On 04/07/2024 09:57, Daniel Lezcano wrote:
On 04/07/2024 09:39, neil.armstrong@xxxxxxxxxx wrote:
[ ... ]
OK I just found out, it's the `qcom-battmgr-bat` thermal zone, and in CI we do not have the firmwares so the
temperature is never available, this is why it fails in a loop.
Before this patch it would fail silently, but would be useless if we start the firmware too late.
So since it's firmware based, valid data could arrive very late in the boot stage, and sending an
error message in a loop until the firmware isn't started doesn't seem right.
Yeah, there was a similar bug with iwlwifi. They fixed it by registering the thermal zone after the firmware was successfully loaded.
Is that possible to do the same ?
The thermal zone is indirect, it's registered via power_supply_core.

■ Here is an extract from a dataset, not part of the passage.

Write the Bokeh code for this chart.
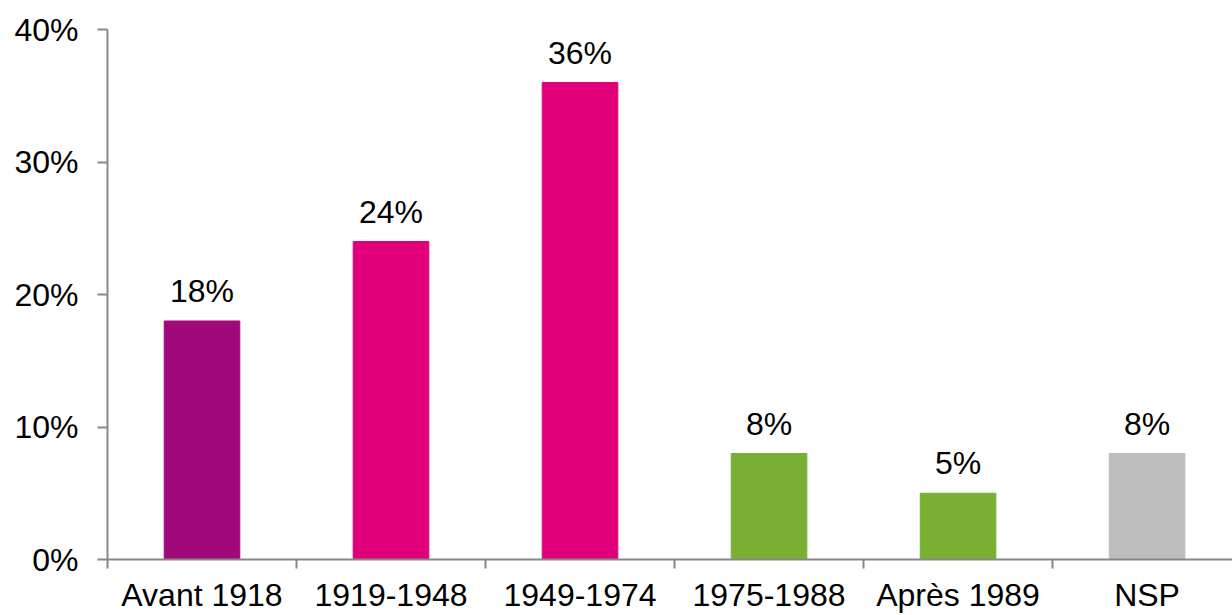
from bokeh.plotting import figure
from bokeh.models import FixedTicker, ColumnDataSource, Range1d
from bokeh.core.properties import value
from bokeh.embed import file_html
from bokeh.resources import INLINE

categories = ["Avant 1918", "1919-1948", "1949-1974", "1975-1988", "Après 1989", "NSP"]
values = [18, 24, 36, 8, 5, 8]
colors = ["#A0097A", "#E2007A", "#E2007A", "#77B033", "#77B033", "#BDBDBD"]
y_ticks = [0, 10, 20, 30, 40]

xs = [i + 0.5 for i in range(len(categories))]
src = ColumnDataSource(dict(x=xs, top=values, color=colors,
                            label=[f"{v}%" for v in values]))

p = figure(width=1232, height=615, output_backend="svg", toolbar_location=None,
           x_range=Range1d(0, 5.952), y_range=Range1d(0, 40),
           min_border_left=107, min_border_right=0, min_border_top=29, min_border_bottom=50)
p.outline_line_color = None
p.grid.grid_line_color = None
p.background_fill_color = "white"

p.vbar(x="x", top="top", width=0.4, color="color", source=src)
p.text(x="x", y="top", text="label", source=src, text_align="center",
       text_baseline="alphabetic", y_offset=-30, text_font=value("Liberation Sans"),
       text_font_size="32px", text_color="black")

font = "Liberation Sans"
ax = p.xaxis[0]
ax.ticker = FixedTicker(ticks=xs, minor_ticks=list(range(len(categories) + 1)))
ax.major_label_overrides = {x: c for x, c in zip(xs, categories)}
ax.major_tick_out = 0
ax.major_tick_in = 0
ax.minor_tick_out = 9
ax.minor_tick_in = 0
ax.minor_tick_line_color = "#888888"
ax.axis_line_color = "#888888"
ax.axis_line_width = 2
ax.minor_tick_line_width = 2
ax.major_label_text_font = font
ax.major_label_text_font_size = "32px"
ax.major_label_text_color = "black"
ax.major_label_standoff = 8

ay = p.yaxis[0]
ay.ticker = FixedTicker(ticks=y_ticks)
ay.major_label_overrides = {t: f"{t}%" for t in y_ticks}
ay.major_tick_out = 10
ay.major_tick_in = 0
ay.minor_tick_out = 0
ay.minor_tick_in = 0
ay.axis_line_color = "#888888"
ay.axis_line_width = 2
ay.major_tick_line_color = "#888888"
ay.major_tick_line_width = 2
ay.major_label_text_font = font
ay.major_label_text_font_size = "32px"
ay.major_label_text_color = "black"
ay.major_label_standoff = 19

open("out.html", "w").write(file_html(p, INLINE))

A tentative was done to delay registering the power supply , since it caused issues in suspend/resume,
but it was reverted because it would require much more work:
https://lore.kernel.org/all/20240123160053.18331-1-johan+linaro@xxxxxxxxxx/
Seems we should instead return -EAGAIN instead of -ENODEV in qcom_battmgr_bat_get_property(),
But I think power_supply_read_temp() should return -EAGAIN on -ENODEV, since it's the return
code for when a power supply isn't initialized.
Neil
I think Rafael's new patch is good, but perhaps it should send an error when it finally stops monitoring.